Windows XP was generally liberal in the way it dealt with hardware swaps and upgrades.

Even when it delivered an activation error — when you added some major system peripheral or rejiggered the system — you could usually get it back up and running with a simple call to the activation center.

I did this a couple of times and although it took a little time, it always seemed to work.

I personally do not see why this wouldn't continue to work with Vista. So what's different?

The difference is that Microsoft wants to put yet another layer into the mix, and this layer — Windows Genuine Advantage — could become a problem if the layer itself is ever targeted by a virus or Trojan horse.

In other words, what happens if Windows Genuine Advantage is itself corrupted?

Windows Genuine Advantage is the layer we really do not need. There is no reason, as far as I can tell, to add a watchdog program to Windows to make sure users are not running bootleg versions of the OS. There has to be a better way.

Now I can understand how this happened. It happened in a committee inside Microsoft when someone came up with the brilliant idea of essentially creating a virtual policeman to watch over the operating system to make sure it has the right "papers."

This is an interesting idea, but who watches and authenticates the policeman?

I suspect the policeman will actually be hacked before the OS. It might actually be easier for the pirates to create a fake cop that constantly authenticates fake versions of Vista than it will be to create a Vista imitation that can pretend to be a legitimate version.

There is some irony to that idea. But that's none of my concern.

I'm more worried about some joker creating a virus or exploit that turns the good cop into a bad cop, and I can only imagine the destruction and hassle that will ensue.

First of all, this policeman program is also a traffic cop. Aside from having the potential ability to turn your operating system off so that it cannot work at all, it is the program that allows your OS to be upgraded.

There will be no patches for an exploit against the program that turns off upgrades.

Once a virus that makes the cop refuse to authenticate Vista hits the Net, then how can the problem be fixed? By definition and the way I see it, this will be an impossibility.

This concept of hacking the policeman is not new. If you recall some of the viruses from a few years back, many of them would first attack antivirus software to render it useless.

I do not even want to think of the consequences of Vista turning itself off in enterprise situations such as airline reservations or a hospital full of patients on life support.

A serious collapse of the authentication network that could not be fixed without sending out discs or one-by-one-downloads will end up in the courts, and you can be certain that the shrink-wrap license agreement that holds Microsoft blameless will be tossed out as bogus.

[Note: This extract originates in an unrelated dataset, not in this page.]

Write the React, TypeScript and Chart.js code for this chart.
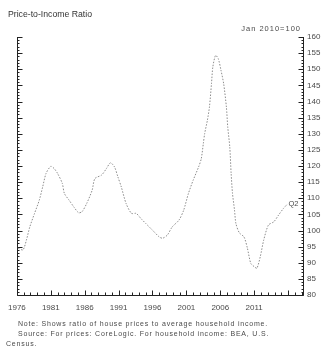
import React, { useEffect, useRef } from "react";
import { Chart, registerables } from "chart.js";

Chart.register(...registerables);

const years = [
  1976.2, 1976.9, 1977.4, 1977.9, 1978.6, 1979.3, 1979.8, 1980.3, 1981.0, 1981.5,
  1982.0, 1982.7, 1983.0, 1983.7, 1984.4, 1985.1, 1985.6, 1986.3, 1987.1, 1987.5,
  1988.5, 1989.2, 1989.8, 1990.4, 1990.9, 1991.4, 1992.1, 1992.9, 1993.6, 1994.3,
  1995.0, 1996.0, 1997.0, 1997.5, 1998.2, 1998.9, 1999.9, 2000.6, 2001.3, 2002.0,
  2002.8, 2003.2, 2003.5, 2003.7, 2004.1, 2004.4, 2004.7, 2004.9, 2005.3, 2005.7,
  2006.1, 2006.5, 2006.9, 2007.1, 2007.4, 2007.6, 2007.8, 2008.1, 2008.3, 2008.8,
  2009.5, 2010.0, 2010.5, 2011.0, 2011.4, 2011.9, 2012.4, 2013.1, 2013.9, 2014.6,
  2015.3, 2015.9,
];
const ratio = [
  94.5, 94.0, 97.0, 101.1, 105.3, 109.4, 113.5, 117.7, 119.9, 119.2,
  117.7, 114.6, 111.5, 109.4, 107.3, 105.5, 105.8, 108.4, 112.5, 116.1,
  117.2, 119.2, 121.0, 119.7, 116.6, 113.5, 108.4, 105.3, 105.3, 103.7,
  102.2, 100.1, 98.0, 97.6, 98.6, 101.1, 103.2, 106.3, 111.5, 115.6,
  119.7, 122.3, 127.0, 130.1, 134.2, 138.3, 145.5, 150.7, 154.3, 153.3,
  149.7, 145.5, 138.3, 132.1, 125.9, 117.7, 111.5, 106.3, 102.2, 99.3,
  98.0, 94.5, 89.8, 88.8, 88.3, 91.9, 97.0, 101.7, 102.7, 104.8,
  106.8, 108.2,
];
const xLabelYears = [1976, 1981, 1986, 1991, 1996, 2001, 2006, 2011];
const title = "Price-to-Income Ratio";
const unitNote = "Jan 2010=100";
const endLabel = "Q2";
const notes = [
  "Note: Shows ratio of house prices to average household income.",
  "Source: For prices: CoreLogic. For household income: BEA, U.S.",
  "Census.",
];

const FONT = "'Liberation Sans', Arial, sans-serif";
const TXT = "#4a4a4a";

const framePlugin = {
  id: "frame",
  afterDraw(chart: any) {
    const { ctx, chartArea, scales } = chart;
    const x = scales.x;
    const y = scales.y;
    ctx.save();
    ctx.strokeStyle = "#222";
    ctx.lineWidth = 1;
    ctx.beginPath();
    const L = Math.round(chartArea.left) + 0.5;
    const R = Math.round(chartArea.right) + 0.5;
    const B = Math.round(chartArea.bottom) + 0.5;
    ctx.moveTo(L, chartArea.top);
    ctx.lineTo(L, B);
    ctx.lineTo(R, B);
    ctx.lineTo(R, chartArea.top);
    for (let v = y.min; v <= y.max; v += 1) {
      const py = Math.round(y.getPixelForValue(v)) + 0.5;
      const len = v % 5 === 0 ? 5 : 2;
      ctx.moveTo(L, py);
      ctx.lineTo(L + len, py);
      ctx.moveTo(R, py);
      ctx.lineTo(R - len, py);
    }
    for (let v = Math.ceil(x.min); v <= x.max; v += 1) {
      const px = Math.round(x.getPixelForValue(v)) + 0.5;
      const len = (v - 1976) % 5 === 0 ? 5 : 3;
      ctx.moveTo(px, B);
      ctx.lineTo(px, B - len);
    }
    ctx.stroke();

    ctx.fillStyle = "#333";
    ctx.font = `8.7px ${FONT}`;
    ctx.textBaseline = "alphabetic";
    ctx.textAlign = "left";
    ctx.fillText(title, 8, 17);

    ctx.fillStyle = TXT;
    ctx.font = `7.5px ${FONT}`;
    (ctx as any).letterSpacing = "1px";
    ctx.textAlign = "right";
    ctx.fillText(unitNote, 301, 31);

    const lx = x.getPixelForValue(years[years.length - 1]);
    const ly = y.getPixelForValue(ratio[ratio.length - 1]);
    (ctx as any).letterSpacing = "0px";
    ctx.textAlign = "left";
    ctx.textBaseline = "middle";
    ctx.fillText(endLabel, lx + 1, ly);

    ctx.textBaseline = "alphabetic";
    ctx.font = `7px ${FONT}`;
    (ctx as any).letterSpacing = "0.8px";
    ctx.fillText(notes[0], 18, 326);
    ctx.fillText(notes[1], 18, 336);
    ctx.fillText(notes[2], 6, 346);
    ctx.restore();
  },
};

export default function App() {
  const ref = useRef<HTMLCanvasElement>(null);
  useEffect(() => {
    if (!ref.current) return;
    const chart = new Chart(ref.current, {
      type: "line",
      data: {
        datasets: [
          {
            data: years.map((yr, i) => ({ x: yr, y: ratio[i] })),
            borderColor: "#8c8c8c",
            borderWidth: 1,
            borderDash: [1.5, 1.5],
            pointRadius: 0,
            tension: 0.25,
            fill: false,
          },
        ],
      },
      options: {
        responsive: false,
        animation: false,
        layout: { padding: { left: 12, top: 37, right: 0, bottom: 0 } },
        plugins: { legend: { display: false }, tooltip: { enabled: false }, title: { display: false } },
        scales: {
          x: {
            type: "linear",
            min: 1976,
            max: 2018.2,
            border: { display: false },
            grid: { display: false, drawTicks: false },
            afterFit: (s: any) => { s.height = 57; },
            afterBuildTicks: (s: any) => {
              s.ticks = xLabelYears.map((v) => ({ value: v }));
            },
            ticks: {
              autoSkip: false,
              maxRotation: 0,
              padding: 8,
              color: TXT,
              font: { size: 8, family: FONT },
              callback: (v: any) => String(v),
            },
          },
          y: {
            position: "right",
            min: 80,
            max: 160,
            border: { display: false },
            grid: { display: false, drawTicks: false },
            afterFit: (s: any) => { s.width = 24; },
            ticks: {
              stepSize: 5,
              padding: 4,
              color: TXT,
              font: { size: 8, family: FONT },
            },
          },
        },
      },
      plugins: [framePlugin],
    });
    return () => chart.destroy();
  }, []);
  return (
    <div style={{ position: "fixed", left: 0, top: 0, width: 327, height: 352, background: "#fff" }}>
      <canvas ref={ref} width={327} height={352} style={{ display: "block" }} />
    </div>
  );
}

Of course Vista isn't shipping yet, and a lot of final decisions have not been made. But Windows Genuine Advantage has already been test-marketed on Windows XP users.

Why anyone running Win XP would ever install it is somewhat mysterious, but let's face it, most people are trusting, gullible and naïve when it comes to big corporations pushing them around.

All I can say is that Microsoft's strategy could become a tremendous nightmare if the black-hat brigades target the Windows Genuine Advantage scheme with an answer of their own.